Fired! For Turning Head On A Live Game At A Casino?

This just keeps getting better!

I think we are somewhere around Barstow on the edge of the desert, riding a Vincent Black Shadow.

Thank goodness you’re back to clarify whatever the fuck this trainwreck is about.

I’m getting this vibe.

well thank you for clearing that up. I thought I had no fucking clue what you were talking about earlier, now I know I have no fucking clue what you’re talking about.

Can you be fired from a casino for failing a mandatory drug test? I foresee a problem there.

Sam Rothstein: Point is, Mr. Goan is unfit to work at the Caesars Casino. He is weak, slow to learn and incompetent. I went way out of my way to be helpful to that kid and he goofed.

Commissioner Webb: Welp, I am afraid you have me checkmated, pardner. Old Smee is about as useless as teats on a bull! That being said, it does not change the fact he still is my brother-in-law and I would deeply appreciate it if you considered some more about hiring him back. Could there, say, be a position further down the trough?

Sam Rothstein: Forget it. I know who you are and I like to help people. The bottom line is, I cannot have a man like that working for me. Sorry this cannot be more favorable.

Wow, thanks for coming back with that… super helpful update.

With a banana slug!

Ouch. Let me see…

I have been away from my computer for the day to prepare for the interview, which will be happening shortly, and as such was unable to return to the thread until now.

I appreciated the humor as well as the information on how a dealer should be interacting with a pit boss.

It’s funny the attitude that people have towards casinos, considering the state of “legitimate” financial investments. Per the New York Stock Exchange’s fluctuations, my investments lost $750 this morning.

My current employment covers my basics and allows me to stay well-fed, but I shall see what this opportunity brings.
… I think. (I really hope that’s what he means by “belly-job” because whoa, you do not want to know what Urban Dictionary thinks. (It’s what you’d expect from UD.)

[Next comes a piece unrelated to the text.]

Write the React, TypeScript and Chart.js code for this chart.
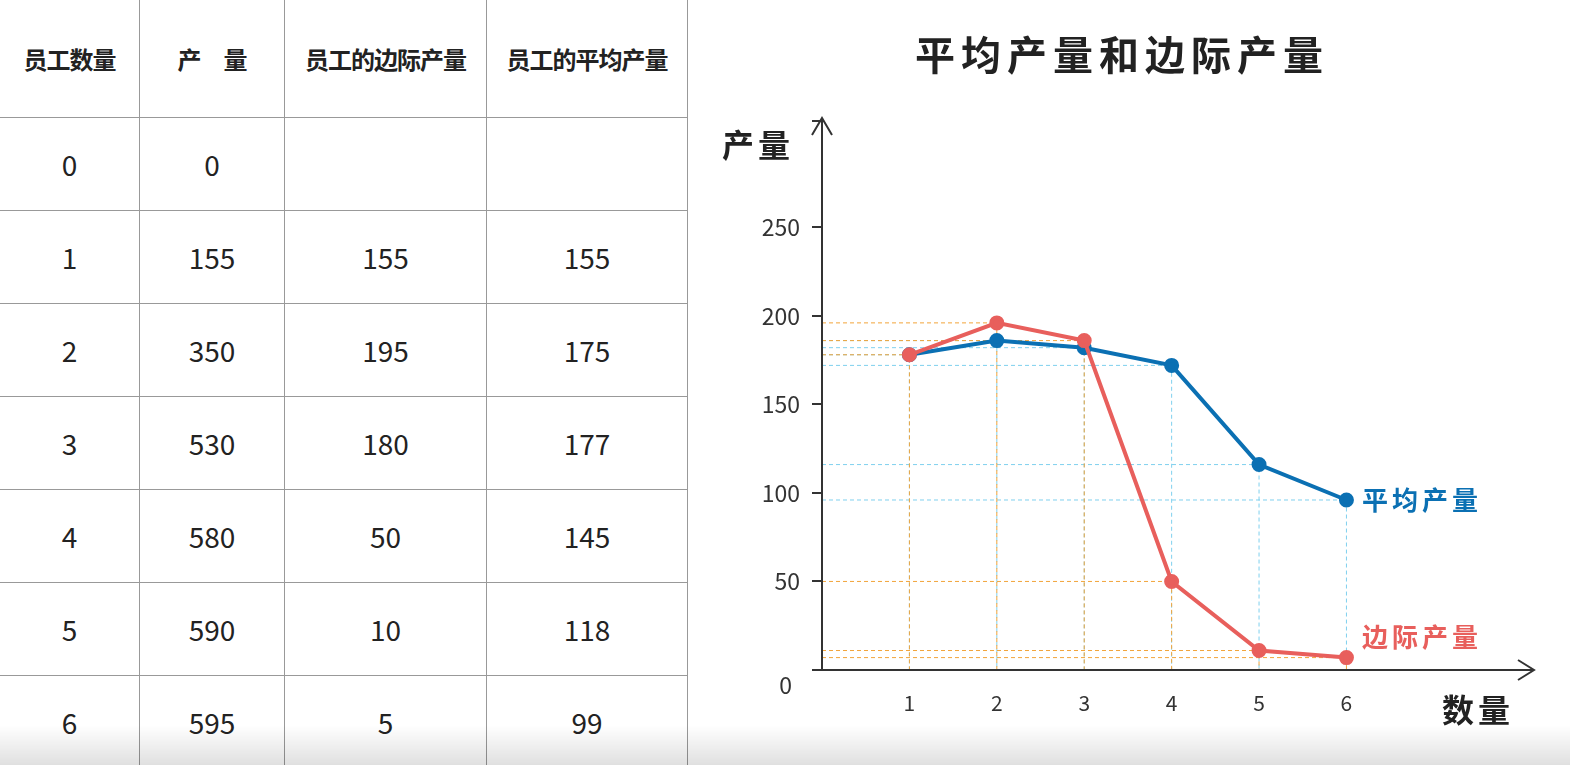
import { useEffect, useRef } from "react";
import { Chart, registerables } from "chart.js";

Chart.register(...registerables);

const workers = [0, 1, 2, 3, 4, 5, 6];
const output = [0, 155, 350, 530, 580, 590, 595];
const marginalCol = ["", "155", "195", "180", "50", "10", "5"];
const averageCol = ["", "155", "175", "177", "145", "118", "99"];
const headers = ["员工数量", "产　量", "员工的边际产量", "员工的平均产量"];

const xPoints = [1, 2, 3, 4, 5, 6];
const marginalPlot = [178, 196, 186, 50, 11, 7];
const averagePlot = [178, 186, 182, 172, 116, 96];

const RED = "#e85f5c";
const BLUE = "#0b70b3";
const FONT = "'Noto Sans CJK SC', 'Noto Sans', sans-serif";

const decor = {
  id: "decor",
  beforeDatasetsDraw(chart: any) {
    const { ctx, scales, chartArea } = chart;
    const x = scales.x, y = scales.y;
    ctx.save();
    ctx.lineWidth = 1;
    ctx.setLineDash([4, 3]);
    const guide = (vals: number[], color: string) => {
      ctx.strokeStyle = color;
      vals.forEach((v, i) => {
        const px = x.getPixelForValue(xPoints[i]);
        const py = y.getPixelForValue(v);
        ctx.beginPath();
        ctx.moveTo(chartArea.left, py);
        ctx.lineTo(px, py);
        ctx.lineTo(px, chartArea.bottom);
        ctx.stroke();
      });
    };
    guide(averagePlot, "#7fd0ee");
    guide(marginalPlot, "#f2a43a");
    ctx.restore();
  },
  afterDraw(chart: any) {
    const { ctx, chartArea } = chart;
    const l = chartArea.left, b = chartArea.bottom;
    ctx.save();
    ctx.strokeStyle = "#333";
    ctx.lineWidth = 2;
    ctx.beginPath();
    ctx.moveTo(l, b);
    ctx.lineTo(l, 120);
    ctx.moveTo(l - 10, 135);
    ctx.lineTo(l, 118);
    ctx.lineTo(l + 10, 135);
    ctx.moveTo(l, b);
    ctx.lineTo(chartArea.right + 4, b);
    ctx.moveTo(chartArea.right - 12, b - 10);
    ctx.lineTo(chartArea.right + 4, b);
    ctx.lineTo(chartArea.right - 12, b + 10);
    ctx.stroke();

    ctx.fillStyle = "#333";
    ctx.font = `23px ${FONT}`;
    ctx.textAlign = "right";
    ctx.textBaseline = "middle";
    ctx.fillText("0", l - 30, b + 15);

    ctx.font = `bold 40px ${FONT}`;
    ctx.textAlign = "center";
    ctx.fillStyle = "#222";
    ctx.letterSpacing = "6px";
    ctx.fillText("平均产量和边际产量", 432, 55);
    ctx.letterSpacing = "4px";
    ctx.font = `bold 32px ${FONT}`;
    ctx.fillText("产量", 68, 145);
    ctx.fillText("数量", 788, 710);
    ctx.font = `bold 26px ${FONT}`;
    ctx.textAlign = "left";
    ctx.fillStyle = BLUE;
    ctx.fillText("平均产量", 672, 500);
    ctx.fillStyle = RED;
    ctx.fillText("边际产量", 672, 637);
    ctx.restore();
  },
};

function ChartPanel() {
  const ref = useRef<HTMLCanvasElement | null>(null);
  useEffect(() => {
    if (!ref.current) return;
    const chart = new Chart(ref.current, {
      type: "line",
      data: {
        datasets: [
          {
            label: "边际产量",
            data: xPoints.map((v, i) => ({ x: v, y: marginalPlot[i] })),
            borderColor: RED,
            backgroundColor: RED,
            borderWidth: 4,
            pointRadius: 5.5,
          },
          {
            label: "平均产量",
            data: xPoints.map((v, i) => ({ x: v, y: averagePlot[i] })),
            borderColor: BLUE,
            backgroundColor: BLUE,
            borderWidth: 4,
            pointRadius: 5.5,
          },
        ],
      },
      options: {
        animation: false,
        responsive: false,
        layout: { padding: { top: 121, right: 40, left: 0, bottom: 0 } },
        plugins: { legend: { display: false }, tooltip: { enabled: false } },
        scales: {
          x: {
            type: "linear",
            min: 0,
            max: 8.1,
            afterFit: (s: any) => { s.height = 95; },
            grid: { display: false, drawTicks: false },
            border: { display: false },
            ticks: {
              stepSize: 1,
              padding: 20,
              color: "#333",
              font: { family: FONT, size: 21 },
              callback: (v: any) => (v >= 1 && v <= 6 ? String(v) : ""),
            },
          },
          y: {
            min: 0,
            max: 310,
            afterFit: (s: any) => { s.width = 132; },
            grid: { drawOnChartArea: false, drawTicks: true, tickLength: 10, color: "#333", lineWidth: 2 },
            border: { display: false },
            ticks: {
              stepSize: 50,
              padding: 12,
              color: "#333",
              font: { family: FONT, size: 23 },
              callback: (v: any) => (v > 0 && v <= 250 ? String(v) : ""),
            },
          },
        },
      },
      plugins: [decor],
    });
    return () => chart.destroy();
  }, []);
  return <canvas ref={ref} width={880} height={765} style={{ position: "absolute", left: 690, top: 0 }} />;
}

export default function App() {
  const colW = [140, 145, 202, 201];
  const cell = (w: number, h: number, txt: string, header: boolean) => (
    <div
      style={{
        width: w,
        height: h,
        boxSizing: "border-box",
        borderRight: "1px solid #999",
        borderBottom: "1px solid #999",
        display: "flex",
        alignItems: "center",
        justifyContent: "center",
        fontSize: header ? 24 : 28,
        fontWeight: header ? 700 : 400,
        color: "#222",
        whiteSpace: "nowrap",
        letterSpacing: header ? -1 : 0,
      }}
    >
      {txt}
    </div>
  );
  return (
    <div style={{ position: "absolute", left: 0, top: 0, width: 1570, height: 765, background: "#fff", overflow: "hidden", fontFamily: FONT }}>
      <div style={{ position: "absolute", left: 0, top: 0 }}>
        <div style={{ display: "flex" }}>{headers.map((h, i) => cell(colW[i], 118, h, true))}</div>
        {workers.map((w, r) => (
          <div key={r} style={{ display: "flex" }}>
            {[String(w), String(output[r]), marginalCol[r], averageCol[r]].map((t, i) => cell(colW[i], 93, t, false))}
          </div>
        ))}
      </div>
      <ChartPanel />
      <div style={{ position: "absolute", left: 0, top: 725, width: 1570, height: 40, background: "linear-gradient(rgba(0,0,0,0), rgba(0,0,0,0.12))" }} />
    </div>
  );
}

Pretty sure this is bat country.

Just so as you know I was convinced the guy got fired because the pit boss was watching the game on TV and, when the dealer turned his head, a little bit of his neck tattoo showed above his collar :slight_smile:

Took the day off to understand the OP (soon),

Also liked the translation stuff, thanks…

Good luck with the interview, smee goan. When come back, bring update.

Ferret Herder, you and the OP deserve some sort of award for producing the most (unintentionally?) hilarious stuff I’ve ever read in my life. This really needs to be a recurring bit between you two. It’s honestly amazing. I was laughing so hard I could only manage to keep one eye open barely enough to keep reading.

Wow… that was fantastic. Thank you!

I really hope the OP comes back to tell us more :frowning:

Which didn’t prevent people from posting interesting infos about casino dealers work conditions. If only other dopers could provide poorly known trivia about motorcycles and weird stories involving ex-cops, we could thank the OP for creating a very lively and interesting thread.

I took “turning head on a live game” to mean “killing a wild gamebird (perhaps a turkey or pheasant) by wringing its neck.”

Looks like I was way off. Ignorance fought!

What’s funny was that the broken link was probably more on-point than whatever it was supposed to be:

“We are unable to process your [del]request[/del] OP at this time.
Please try again later.”

You lost 750 bucks at the NYSE? Try going to the lost property office. I’m sure some honorable person at that fine establishment will have handed in your $750 for safe keeping.

This thread makes my live game head hurt.